Sa réaction était très attendue: après avoir lancé des attaques incessantes contre le système «frauduleux» des urnes électroniques, il a affirmé vendredi: «Celui qui a le plus de voix gagne. C’est la démocratie» – sans convaincre.
Quand il a voté dans la matinée, Lula a espéré que le gouvernement Bolsonaro serait «civilisé» et «comprendra(it) qu’une saine transition est nécessaire».
«J’espère que si je gagne l’élection, il aura un moment de sagesse et me téléphonera pour reconnaître le résultat», avait dit Lula lundi dernier.
Beaucoup craignent une réplique brésilienne de l’assaut du Capitole après la défaite de Donald Trump qui pourrait viser par exemple la Cour suprême si souvent vilipendée par Bolsonaro.
Campagne ultrapolarisée
«Bolsonaro va remettre en question le résultat», estimait Rogerio Dultra dos Santos, de l’Université fédérale de Fluminense, à la veille du scrutin.
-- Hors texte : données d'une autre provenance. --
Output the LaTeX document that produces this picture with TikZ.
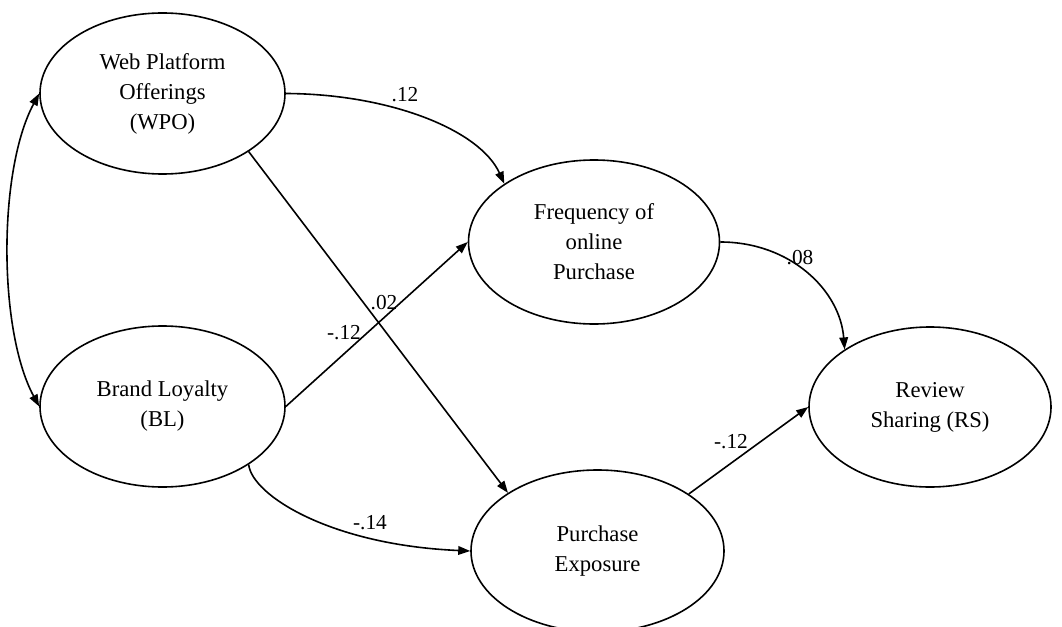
\documentclass[tikz,border=0pt]{standalone}
\usepackage{fontspec}
\setmainfont{Liberation Serif}
\usetikzlibrary{arrows.meta,shapes.geometric}
\begin{document}
\begin{tikzpicture}[x=0.75pt,y=-0.75pt,
  latent/.style={draw, ellipse, line width=1.2pt, inner sep=0pt, align=center,
    font=\fontsize{17}{22.5}\selectfont},
  arr/.style={draw, line width=1.2pt, -{Triangle[length=9pt,width=6.5pt]}},
  biarr/.style={draw, line width=1.2pt, {Triangle[length=9pt,width=6.5pt]}-{Triangle[length=9pt,width=6.5pt]}},
  coef/.style={font=\fontsize{16}{19}\selectfont, inner sep=0pt}]
\useasboundingbox (0,0) rectangle (1062,627);
\node[latent, minimum width=183.75pt, minimum height=120.75pt] (WPO) at (162.5,93.5) {Web Platform\\Offerings\\(WPO)};
\node[latent, minimum width=183.75pt, minimum height=120.75pt] (BL) at (162.5,406.5) {Brand Loyalty\\(BL)};
\node[latent, minimum width=188.25pt, minimum height=123pt] (FOP) at (594,242) {Frequency of\\online\\Purchase};
\node[latent, minimum width=189.75pt, minimum height=121.5pt] (PE) at (597.5,551) {Purchase\\Exposure};
\node[latent, minimum width=181.5pt, minimum height=120pt] (RS) at (930,407) {Review\\Sharing (RS)};

\draw[biarr] (WPO.west) .. controls (-2,170) and (-2,330) .. (BL.west);
\draw[arr] (WPO.east) .. controls (390,94) and (480,130) .. (FOP.147);
\draw[arr] (WPO.-34) -- (PE.147);
\draw[arr] (BL.east) -- (FOP.west);
\draw[arr] (BL.-34) .. controls (252,495) and (330,545) .. (PE.west);
\draw[arr] (FOP.east) .. controls (790,242) and (840,290) .. (RS.146);
\draw[arr] (PE.32) -- (RS.west);

\node[coef] (c1) at (405,95) {.12};
\node[coef] (c2) at (384,303) {.02};
\node[coef] (c3) at (344,333) {-.12};
\node[coef] (c4) at (370,523) {-.14};
\node[coef] (c5) at (800,258) {.08};
\node[coef] (c6) at (731,442) {-.12};
\end{tikzpicture}
\end{document}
L’ex-capitaine peut compter sur «l’appui de ses électeurs les plus radicalisés […] et provoquer des troubles», selon l’analyste, qui voit mal toutefois les forces armées s’aventurer dans un coup de force et souligne que les institutions démocratiques sont solides.
La campagne entre les deux hommes que tout oppose s’est déroulée dans un climat brutal et ultrapolarisé qui les a vus s’insulter copieusement pendant que les réseaux sociaux charriaient des torrents de désinformation.
Aucun incident violent n’est venu entacher le vote des quelque 156 millions de Brésiliens appelés aux urnes dimanche.
Mais ce second tour a été marqué par une vive polémique autour de barrages filtrants de la Police routière fédérale (PRF) qui ont retenu les électeurs, notamment des régions pauvres du nord-est, fief électoral de Lula.
Douze gouverneurs d’États brésiliens ont également été élus dimanche, dont le bolsonariste Tarcisio de Freitas dans l’État de Sao Paulo, le plus peuplé et le plus riche du Brésil.